How Can This Broken Model Be Fixed?
In theory, streaming offers a number of positives to consumers, namely more convenient and immediate access to our favorite movies and TV shows. However, the realities of the streaming economy and its effect on the entertainment industry as a whole demonstrate that under capitalism, technological innovations are never put to use for the purpose of improving working people’s quality of life. Rather, they are rolled out in a chaotic and uncoordinated fashion, for the primary purpose of garnering maximum profits for those at the top (Netflix, claiming it has no choice but to hike up its subscription prices, made over $12.9 billion in profits last year). The same can be said for technology which has much more power to change our daily lives for better or worse, like artificial intelligence.
The streaming economy isn’t working for all capitalists; modern capitalism and its extraordinarily high upfront costs result in industries which tend toward monopolization and centralization, and as a result, many streaming companies other than those at the very top are struggling to remain profitable and keep their subscribers. Because of all these problems, we may see fundamental changes to the streaming model in the coming years. But whatever replaces it will have a similarly damaging impact on consumers, entertainment workers, and on art as a whole.
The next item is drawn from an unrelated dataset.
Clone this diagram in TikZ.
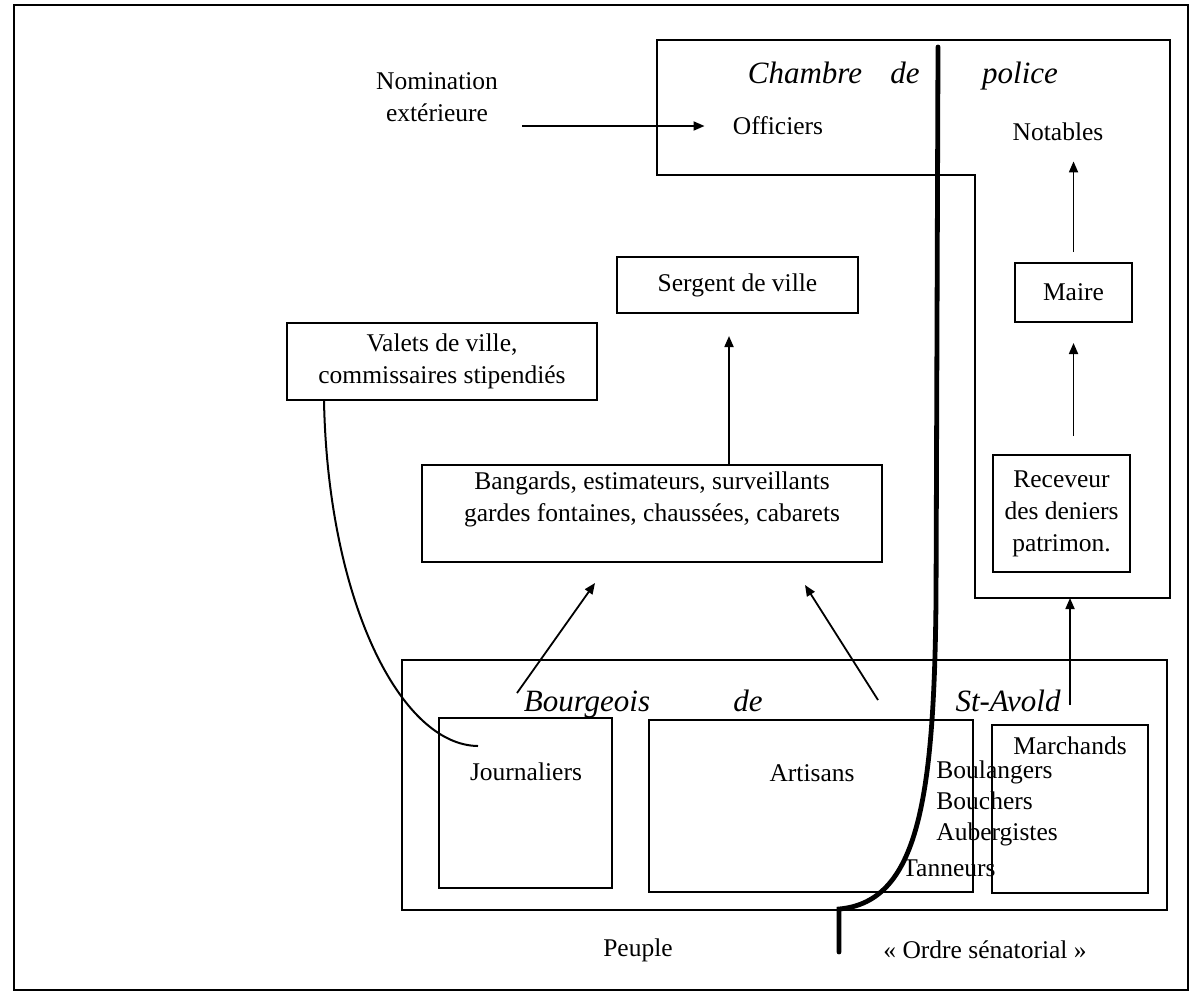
\documentclass[tikz,border=0pt]{standalone}
\usepackage{fontspec}
\setmainfont{Liberation Serif}
\usetikzlibrary{arrows.meta}
\begin{document}
\begin{tikzpicture}[x=0.5pt,y=-0.5pt,
  box/.style={draw,line width=1pt,inner sep=0pt},
  txt/.style={font=\fontsize{12.75}{16}\selectfont,inner sep=0pt,align=center},
  itxt/.style={font=\fontsize{15.5}{18}\selectfont\itshape,inner sep=0pt,anchor=base},
  arr/.style={line width=0.9pt,-{Triangle[length=5.5pt,width=4.5pt]}},
  ln/.style={line width=1pt},
  thickline/.style={line width=2.4pt,line cap=round}]
\useasboundingbox (0,0) rectangle (1202,1002);
% outer frame
\draw[ln] (14,5) rectangle (1188,990);
% Chambre de police outline
\draw[ln] (657,40) -- (1170,40) -- (1170,598) -- (975,598) -- (975,175) -- (657,175) -- cycle;
\node[itxt] (chambre) at (805,83) {Chambre};
\node[itxt] (cde) at (905,83) {de};
\node[itxt] (police) at (1020,83) {police};
\node[txt] (off) at (778,126) {Officiers};
\node[txt] (not) at (1058,132) {Notables};
\node[txt] (nom) at (437,97.5) {Nomination\\extérieure};
\coordinate (nomr) at (522,126);
\draw[arr,shorten >=14pt] (nomr) -- (off.west);
% right column
\node[box,txt,minimum width=58.5pt,minimum height=29.5pt] (maire) at (1073.5,292.5) {Maire};
\node[box,txt,minimum width=68.5pt,minimum height=58.5pt] (rec) at (1061.5,513.5) {Receveur\\des deniers\\patrimon.};
\draw[arr,shorten <=5pt,shorten >=10pt] (maire.north) -- (maire.north |- not.south);
\draw[arr,shorten <=9pt,shorten >=10pt] (maire.south |- rec.north) -- (maire.south);
% middle boxes
\node[box,txt,minimum width=120.5pt,minimum height=28pt] (sergent) at (737.5,285) {Sergent de ville};
\node[box,txt,minimum width=155pt,minimum height=38.5pt] (valets) at (442,361.5) {Valets de ville,\\commissaires stipendiés};
\node[box,minimum width=230pt,minimum height=48.5pt] (bang) at (652,513.5) {};
\node[txt] (bangt) at (652,499) {Bangards, estimateurs, surveillants\\gardes fontaines, chaussées, cabarets};
\coordinate (sgb) at ([xshift=-4.25pt]sergent.south);
\draw[arr,shorten >=11pt] (sgb |- bang.north) -- (sgb);
% Bourgeois
\node[box,minimum width=382.5pt,minimum height=125pt] (bourg) at (784.5,785) {};
\node[itxt] (bbourg) at (587,711) {Bourgeois};
\node[itxt] (bde) at (748,711) {de};
\node[itxt] (bsa) at (1008,711) {St-Avold};
\node[box,minimum width=86.5pt,minimum height=85pt] (journ) at (525.5,803) {};
\node[box,minimum width=162pt,minimum height=86pt] (artis) at (811,806) {};
\node[box,minimum width=78pt,minimum height=84pt] (march) at (1070,809) {};
\node[txt] (journt) at (526,772) {Journaliers};
\node[txt] (artist) at (812,773) {Artisans};
\node[txt] (marcht) at (1070,746) {Marchands};
\node[txt,font=\fontsize{12.75}{15.5}\selectfont,align=left,anchor=west] (list) at (936,803) {Boulangers\\Bouchers\\Aubergistes};
\node[txt,anchor=west] (tann) at (902,868) {Tanneurs};
% arrows from bourgeois
\coordinate (la1) at (517,693);
\coordinate (la2) at (595,583);
\coordinate (ra1) at (878,700);
\coordinate (ra2) at (805,585);
\draw[arr] (la1) -- (la2);
\draw[arr] (ra1) -- (ra2);
\coordinate (sa) at (1070,705);
\coordinate (chb) at (1070,598);
\draw[arr] (sa) -- (chb);
% valets curve
\coordinate (vs) at ([xshift=19pt]valets.south west);
\coordinate (vend) at (478,746);
\draw[ln] (vs) .. controls (328,600) and (400,745) .. (vend);
% thick separation line
\coordinate (tltop) at (938,47);
\coordinate (tlbot) at (839,952);
\draw[thickline] (tltop) -- (936,600) .. controls (934,800) and (918,902) .. (839,909) -- (tlbot);
% bottom labels
\node[txt] (peuple) at (638,950) {Peuple};
\node[txt] (ordre) at (985,950) {«~Ordre sénatorial~»};
\end{tikzpicture}
\end{document}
Following the example set by the 2023 WGA strike, only militant struggle from workers in the arts and entertainment industries, in solidarity with all of the working people and families who enjoy the fruits of their labor, can point us toward a healthy cultural environment: one where we are all able to produce and consume quality art which reflects our experiences, struggles, and perspectives. An example of a partial victory in this realm can be found in the workers movement that pushed forward the New Deal, which included significant arts programs as a method of bolstering the interwar economy and fostering cultural output in the U.S. Art serves a crucial role in society, and it should be accessible both to those who wish to produce and consume it. Only by fighting to destroy capitalism, and the profit motive which will always stifle human creativity, can we achieve this goal.